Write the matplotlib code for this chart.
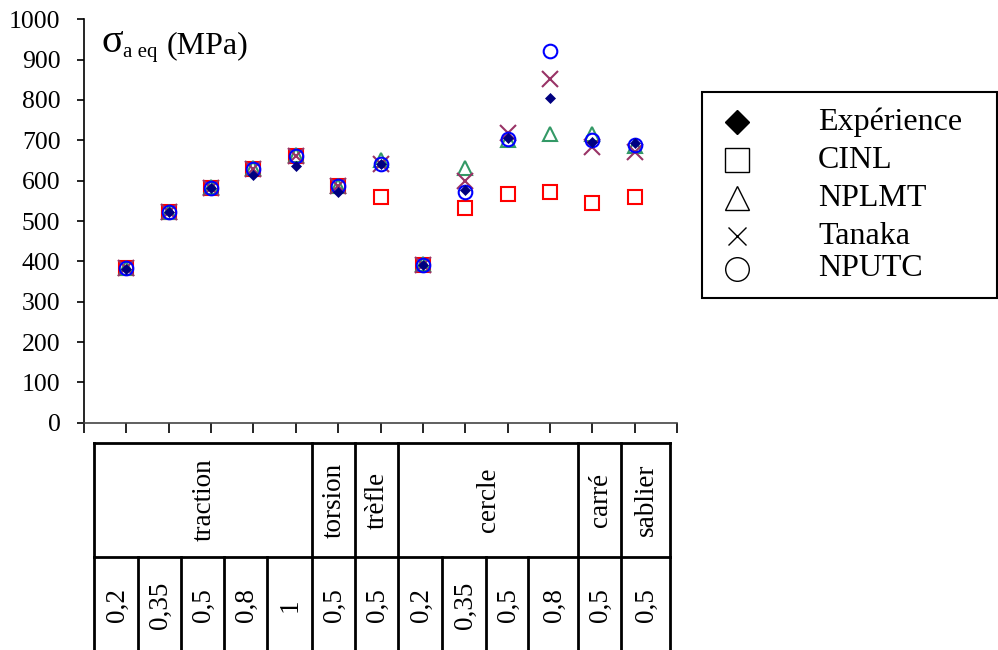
import matplotlib
matplotlib.use("Agg")
import matplotlib.pyplot as plt
import numpy as np
from matplotlib.patches import Rectangle

plt.rcParams['font.family'] = ['Liberation Serif', 'DejaVu Serif']

# ---------------- data ----------------
groups = ["traction", "torsion", "trèfle", "cercle", "carré", "sablier"]
group_sizes = [5, 1, 1, 4, 1, 1]
ratios = ["0,2", "0,35", "0,5", "0,8", "1", "0,5", "0,5",
          "0,2", "0,35", "0,5", "0,8", "0,5", "0,5"]

experience = [380, 522, 582, 614, 636, 572, 641, 390, 577, 705, 804, 696, 693]
cinl       = [383, 523, 583, 630, 662, 586, 560, 392, 533, 568, 573, 545, 560]
nplmt      = [384, 523, 584, 631, 663, 587, 652, 393, 631, 701, 716, 715, 686]
tanaka     = [383, 522, 582, 630, 662, 586, 641, 392, 600, 718, 851, 683, 670]
nputc      = [383, 522, 582, 630, 661, 586, 641, 392, 572, 703, 921, 700, 688]

series_names = ["Expérience", "CINL", "NPLMT", "Tanaka", "NPUTC"]

W, H = 998, 650
fig = plt.figure(figsize=(W / 100, H / 100), dpi=100)

# overlay axes in pixel coordinates for table & legend
ov = fig.add_axes([0, 0, 1, 1])
ov.set_xlim(0, W)
ov.set_ylim(H, 0)
ov.axis('off')

# main axes
L, R, T, B = 84, 677, 19.3, 422.7
ax = fig.add_axes([L / W, 1 - B / H, (R - L) / W, (B - T) / H])
ax.patch.set_alpha(0)

x = np.arange(1, len(ratios) + 1)
ax.plot(x, cinl, ls='none', marker='s', ms=9.6, mfc='none', mec='#FF0000', mew=1.5, zorder=3)
ax.plot(x, nplmt, ls='none', marker='^', ms=10.5, mfc='none', mec='#339966', mew=1.5, zorder=4)
ax.plot(x, tanaka, ls='none', marker='x', ms=11, mec='#993366', mew=1.5, zorder=5)
ax.plot(x, nputc, ls='none', marker='o', ms=9.8, mfc='none', mec='#0000FF', mew=1.5, zorder=6)
ax.plot(x, experience, ls='none', marker='D', ms=5.5, mfc='#000080', mec='#000080', mew=0.5, zorder=7)

ax.set_xlim(0, len(ratios) + 1)
ax.set_ylim(0, 1000)
ax.set_yticks(np.arange(0, 1001, 100))
ax.set_xticks(np.arange(0, len(ratios) + 2))
ax.set_xticklabels([])
ax.tick_params(axis='y', direction='out', length=5, width=1.2, labelsize=18.5, pad=12)
ax.tick_params(axis='x', direction='out', length=7, width=1.2)
for s in ['top', 'right']:
    ax.spines[s].set_visible(False)
for s in ['left', 'bottom']:
    ax.spines[s].set_linewidth(1.2)
ax.spines['bottom'].set_color('#444444')

# y-axis title: sigma, subscript, unit
ov.text(102, 52, 'σ', fontsize=29, ha='left', va='baseline')
ov.text(123, 57, 'a eq', fontsize=15, ha='left', va='baseline')
ov.text(248, 53, '(MPa)', fontsize=23, ha='right', va='baseline')

# ---------------- table ----------------
edges = [94, 138, 181, 224, 267, 312, 355, 398, 442, 486, 528, 578, 621, 670]
top_y, mid_y, bot_y = 443.3, 556.7, 651
lw = 2
ov.plot([edges[0], edges[-1]], [top_y, top_y], color='black', lw=lw, solid_capstyle='projecting')
ov.plot([edges[0], edges[-1]], [mid_y, mid_y], color='black', lw=lw)
for e in edges:
    ov.plot([e, e], [mid_y, bot_y], color='black', lw=lw)
gb = np.concatenate([[0], np.cumsum(group_sizes)])
for g in gb:
    ov.plot([edges[g], edges[g]], [top_y, mid_y], color='black', lw=lw)
for i, name in enumerate(groups):
    xc = (edges[gb[i]] + edges[gb[i + 1]]) / 2
    ov.text(xc + 1, (top_y + mid_y) / 2, name, rotation=90, fontsize=19.5,
            ha='center', va='center')
for i, r in enumerate(ratios):
    xc = (edges[i] + edges[i + 1]) / 2
    ov.text(xc + 1, 605, r, rotation=90, fontsize=19.5, ha='center', va='center')

# ---------------- legend ----------------
ov.add_patch(Rectangle((702, 92), 295, 206, fill=False, edgecolor='black', lw=1.5))
leg_rows = [122, 160, 198, 236, 269]
leg_markers = [dict(marker='D', ms=12, mfc='black', mec='black'),
               dict(marker='s', ms=17, mfc='none', mec='black', mew=1),
               dict(marker='^', ms=17, mfc='none', mec='black', mew=1),
               dict(marker='x', ms=13, mec='black', mew=1),
               dict(marker='o', ms=17, mfc='none', mec='black', mew=1)]
for y, name, mk in zip(leg_rows, series_names, leg_markers):
    ov.plot([737], [y], ls='none', **mk)
    ov.text(818, y, name, fontsize=23, ha='left', va='center')

fig.savefig('out.png', dpi=100)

▶ **PROBLEM STATEMENT**: Could the lines from the top of the material through the line with "ax.patch.set_alpha(0)" be repeated exactly, pictures left out?

▶ **REPLY TO THE EXERCISE**:
Write the matplotlib code for this chart.
import matplotlib
matplotlib.use("Agg")
import matplotlib.pyplot as plt
import numpy as np
from matplotlib.patches import Rectangle

plt.rcParams['font.family'] = ['Liberation Serif', 'DejaVu Serif']

# ---------------- data ----------------
groups = ["traction", "torsion", "trèfle", "cercle", "carré", "sablier"]
group_sizes = [5, 1, 1, 4, 1, 1]
ratios = ["0,2", "0,35", "0,5", "0,8", "1", "0,5", "0,5",
          "0,2", "0,35", "0,5", "0,8", "0,5", "0,5"]

experience = [380, 522, 582, 614, 636, 572, 641, 390, 577, 705, 804, 696, 693]
cinl       = [383, 523, 583, 630, 662, 586, 560, 392, 533, 568, 573, 545, 560]
nplmt      = [384, 523, 584, 631, 663, 587, 652, 393, 631, 701, 716, 715, 686]
tanaka     = [383, 522, 582, 630, 662, 586, 641, 392, 600, 718, 851, 683, 670]
nputc      = [383, 522, 582, 630, 661, 586, 641, 392, 572, 703, 921, 700, 688]

series_names = ["Expérience", "CINL", "NPLMT", "Tanaka", "NPUTC"]

W, H = 998, 650
fig = plt.figure(figsize=(W / 100, H / 100), dpi=100)

# overlay axes in pixel coordinates for table & legend
ov = fig.add_axes([0, 0, 1, 1])
ov.set_xlim(0, W)
ov.set_ylim(H, 0)
ov.axis('off')

# main axes
L, R, T, B = 84, 677, 19.3, 422.7
ax = fig.add_axes([L / W, 1 - B / H, (R - L) / W, (B - T) / H])
ax.patch.set_alpha(0)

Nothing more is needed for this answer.